McMurdo looms large in the sight and minds of those spending their ice time at Scott Base. Every aspect of life in this little green box is affected by the big, noisy brother just over the hill. Without the enormous airlift and shipping capacity of the American operation, the Kiwi presence in Antarctica would be impossible at its current site and scale.
Scott Base has to play ball or be reduced to a single pin-eyed loner taking Dobson measurements and rooting penguins on a five year rotation. To maintain friendly relations, Kiwis learn to drive on the right, let the Americans come for drinks on Thursdays, and throw their dodgeball matches.
To stand on Obs Hill and look at the two bases it becomes obvious that McMurdo has been pieced together over successive generations of engineering technology, largely pinched from high latitude mining projects in the north, whereas Scott Base, in its modern form, has been designed with McMurdo’s problems in mind. Most of the original Scott Base was removed and replaced as new building techniques came to the fore.
One base is dirty, ugly and sprawling, the other is clean, uniform and compact. Scott Base still looks like an abattoir, but a shiny new one rather than a rusting, steam powered anachronism. Regular dustings of snow from the south add to the illusion that Scott is clean. The same airborne Tippex seems to give McMurdo a miss, keeping the ugly out in the open.
The greatest advantage of Scott Base’s small, connected environment is that occupants can reach any point without having to go outdoors. An additional bonus is that there need be no powerlines cutting up the sky, a striking feature of McMurdo’s visual landscape. The downside is that if any part of Scott base catches fire, the whole lot may burn, leaving up to eighty chagrined Kiwis knocking on the door of Hotel California.
Visiting McMurdo for sport, gigs, parties, or to skua vital spare parts to keep the science going, is great for our morale. It gets us out of our box, we meet new people and eat ice cream. It’s easy for blue ECWs to be lost in a sea of red, and no one cares if a Kiwi goes up for a third serve of pizza during midrats. The reciprocal: meals for Americans in the Scott Base canteen are by invite only. Such invites can be used by unscrupulous Kiwis to garner all manner of favours. I think it’s because the food is prepared on a tenth the scale that it’s an order of magnitude better than that available in the McMurdo Galley.

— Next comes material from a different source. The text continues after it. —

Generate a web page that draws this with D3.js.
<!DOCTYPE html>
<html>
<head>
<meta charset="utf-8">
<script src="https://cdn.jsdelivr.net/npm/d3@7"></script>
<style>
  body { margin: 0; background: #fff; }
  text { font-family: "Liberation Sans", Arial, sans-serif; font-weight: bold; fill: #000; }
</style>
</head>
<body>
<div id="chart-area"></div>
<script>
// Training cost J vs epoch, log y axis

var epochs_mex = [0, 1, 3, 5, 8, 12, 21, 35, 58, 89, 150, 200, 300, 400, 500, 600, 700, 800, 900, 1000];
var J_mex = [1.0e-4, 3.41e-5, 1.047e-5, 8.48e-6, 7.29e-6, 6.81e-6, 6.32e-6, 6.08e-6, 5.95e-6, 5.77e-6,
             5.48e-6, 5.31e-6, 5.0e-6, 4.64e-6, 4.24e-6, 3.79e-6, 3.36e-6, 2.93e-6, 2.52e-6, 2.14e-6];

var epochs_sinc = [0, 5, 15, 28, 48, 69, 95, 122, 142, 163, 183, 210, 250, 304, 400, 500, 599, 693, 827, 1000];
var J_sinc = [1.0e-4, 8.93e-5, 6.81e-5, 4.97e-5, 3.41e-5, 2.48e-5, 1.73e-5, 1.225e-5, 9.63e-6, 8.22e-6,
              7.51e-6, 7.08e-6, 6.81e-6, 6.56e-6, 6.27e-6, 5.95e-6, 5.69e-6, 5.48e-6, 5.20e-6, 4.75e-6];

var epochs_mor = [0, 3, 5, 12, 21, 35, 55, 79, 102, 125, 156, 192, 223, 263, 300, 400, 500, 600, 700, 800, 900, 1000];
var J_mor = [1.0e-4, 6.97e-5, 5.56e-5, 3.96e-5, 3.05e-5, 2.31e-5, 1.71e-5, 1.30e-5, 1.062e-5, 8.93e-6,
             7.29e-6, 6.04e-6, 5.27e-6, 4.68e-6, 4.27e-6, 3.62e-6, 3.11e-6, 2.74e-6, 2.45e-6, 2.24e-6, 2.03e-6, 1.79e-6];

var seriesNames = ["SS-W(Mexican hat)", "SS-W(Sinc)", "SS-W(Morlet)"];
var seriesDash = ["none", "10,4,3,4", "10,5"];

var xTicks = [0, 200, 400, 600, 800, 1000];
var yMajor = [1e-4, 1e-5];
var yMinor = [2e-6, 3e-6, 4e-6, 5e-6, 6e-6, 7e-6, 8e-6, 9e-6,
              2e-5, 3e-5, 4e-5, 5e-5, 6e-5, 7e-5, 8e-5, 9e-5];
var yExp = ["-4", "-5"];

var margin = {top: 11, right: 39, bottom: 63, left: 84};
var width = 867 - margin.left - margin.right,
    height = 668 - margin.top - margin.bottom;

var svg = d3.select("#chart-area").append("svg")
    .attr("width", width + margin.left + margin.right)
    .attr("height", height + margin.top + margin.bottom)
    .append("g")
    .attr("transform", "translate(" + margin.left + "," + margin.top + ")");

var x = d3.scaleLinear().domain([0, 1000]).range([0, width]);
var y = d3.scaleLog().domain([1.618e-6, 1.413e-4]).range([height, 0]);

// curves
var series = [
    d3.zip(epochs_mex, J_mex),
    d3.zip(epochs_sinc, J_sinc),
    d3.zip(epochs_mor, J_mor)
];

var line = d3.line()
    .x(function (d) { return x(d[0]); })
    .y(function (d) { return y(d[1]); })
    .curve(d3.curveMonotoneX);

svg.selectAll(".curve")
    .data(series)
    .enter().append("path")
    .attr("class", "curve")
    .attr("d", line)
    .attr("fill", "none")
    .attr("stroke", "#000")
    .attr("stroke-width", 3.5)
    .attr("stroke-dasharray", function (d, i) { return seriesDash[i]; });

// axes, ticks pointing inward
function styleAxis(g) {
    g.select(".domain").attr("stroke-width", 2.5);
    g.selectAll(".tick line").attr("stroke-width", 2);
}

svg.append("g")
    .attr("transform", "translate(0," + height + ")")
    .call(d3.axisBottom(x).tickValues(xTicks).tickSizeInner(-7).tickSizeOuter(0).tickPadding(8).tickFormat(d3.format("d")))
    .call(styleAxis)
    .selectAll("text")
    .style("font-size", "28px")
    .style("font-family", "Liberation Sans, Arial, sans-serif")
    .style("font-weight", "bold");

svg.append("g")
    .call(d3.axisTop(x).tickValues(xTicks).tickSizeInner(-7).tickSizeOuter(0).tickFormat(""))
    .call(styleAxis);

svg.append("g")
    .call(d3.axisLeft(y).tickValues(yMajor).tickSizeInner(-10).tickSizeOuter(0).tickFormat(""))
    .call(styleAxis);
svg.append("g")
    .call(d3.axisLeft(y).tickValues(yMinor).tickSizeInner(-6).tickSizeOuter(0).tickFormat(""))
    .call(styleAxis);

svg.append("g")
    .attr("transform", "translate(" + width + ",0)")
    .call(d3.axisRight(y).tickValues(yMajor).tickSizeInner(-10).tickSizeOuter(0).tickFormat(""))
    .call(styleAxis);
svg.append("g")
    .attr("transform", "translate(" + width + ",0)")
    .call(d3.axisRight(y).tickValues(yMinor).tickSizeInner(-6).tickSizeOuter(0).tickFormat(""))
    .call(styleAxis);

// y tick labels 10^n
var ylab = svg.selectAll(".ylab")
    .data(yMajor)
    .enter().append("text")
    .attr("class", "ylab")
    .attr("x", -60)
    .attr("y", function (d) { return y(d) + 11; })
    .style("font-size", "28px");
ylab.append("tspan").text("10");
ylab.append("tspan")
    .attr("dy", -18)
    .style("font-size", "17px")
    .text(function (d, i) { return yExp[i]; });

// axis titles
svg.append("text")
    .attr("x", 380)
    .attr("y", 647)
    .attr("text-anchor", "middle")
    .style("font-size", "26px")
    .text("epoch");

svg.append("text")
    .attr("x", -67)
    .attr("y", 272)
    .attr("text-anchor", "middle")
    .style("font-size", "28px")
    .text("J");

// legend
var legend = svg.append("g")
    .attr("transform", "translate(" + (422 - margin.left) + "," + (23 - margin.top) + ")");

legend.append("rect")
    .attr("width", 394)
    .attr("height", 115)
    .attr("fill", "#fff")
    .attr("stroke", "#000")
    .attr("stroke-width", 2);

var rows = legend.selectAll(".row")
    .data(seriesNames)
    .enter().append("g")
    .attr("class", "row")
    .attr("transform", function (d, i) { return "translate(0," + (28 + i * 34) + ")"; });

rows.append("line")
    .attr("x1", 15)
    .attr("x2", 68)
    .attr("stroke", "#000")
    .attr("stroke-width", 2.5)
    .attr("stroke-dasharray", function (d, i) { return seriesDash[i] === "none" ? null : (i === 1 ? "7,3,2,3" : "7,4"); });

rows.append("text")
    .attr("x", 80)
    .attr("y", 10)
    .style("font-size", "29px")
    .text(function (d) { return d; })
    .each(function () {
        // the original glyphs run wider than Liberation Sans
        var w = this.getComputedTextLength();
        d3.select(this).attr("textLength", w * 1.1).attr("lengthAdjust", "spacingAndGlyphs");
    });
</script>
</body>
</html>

Americans are great: friendly, generous people. It is surprising, for someone who has been dreaming of Antarctica since early childhood, to find so many of them so bitter about their lives at McMurdo. Then you visit their accommodation blocks, read their OSHA regulations, and hear how rare is a day trip to Cape Evans for the average Raytheon employee, and it starts to make sense. Doctoral candidates working as dishwashers cry tears of joy when invited to Scott Base for a feed and a quick look at the pressure ridges.
The ratio of scientists to support staff is much higher in the Kiwi programme, as Scott Base doesn’t have to keep the runways open and act as supply depot to the Pole. A journalist who stayed with us returned to New Zealand professing that everyone at Scott Base was at the top of their game. This is mostly true, but as New Zealand is a very small place, some games have very few players, and plenty of jerks have managed to rise to prominence in Antarctica New Zealand. A key position in an annual science project has required an antipodean version of Boozy the Clown (without the costume and mitigating alter ego) be foisted upon base staff.
Kiwi paranoia is well honed. After two hundred years of living in the sporting and economic shadow of Australia’s domination of the region, having rich and noisy neighbours is nothing new to us, so we are able to get on with our tasks with a minimum of diesel envy.
As with New Zealand itself, the clean, green appearance of Scott Base is perhaps as much a function of scale as practise (and green paint). If any nation tried to establish a thousand person toehold in the cold, it would necessarily be an ugly, beauracratic blot on the landscape, but McMurdo has, through it’s relatively long and varied history, turned out so deeply unappealing that I stand amazed at the number of long term returnees.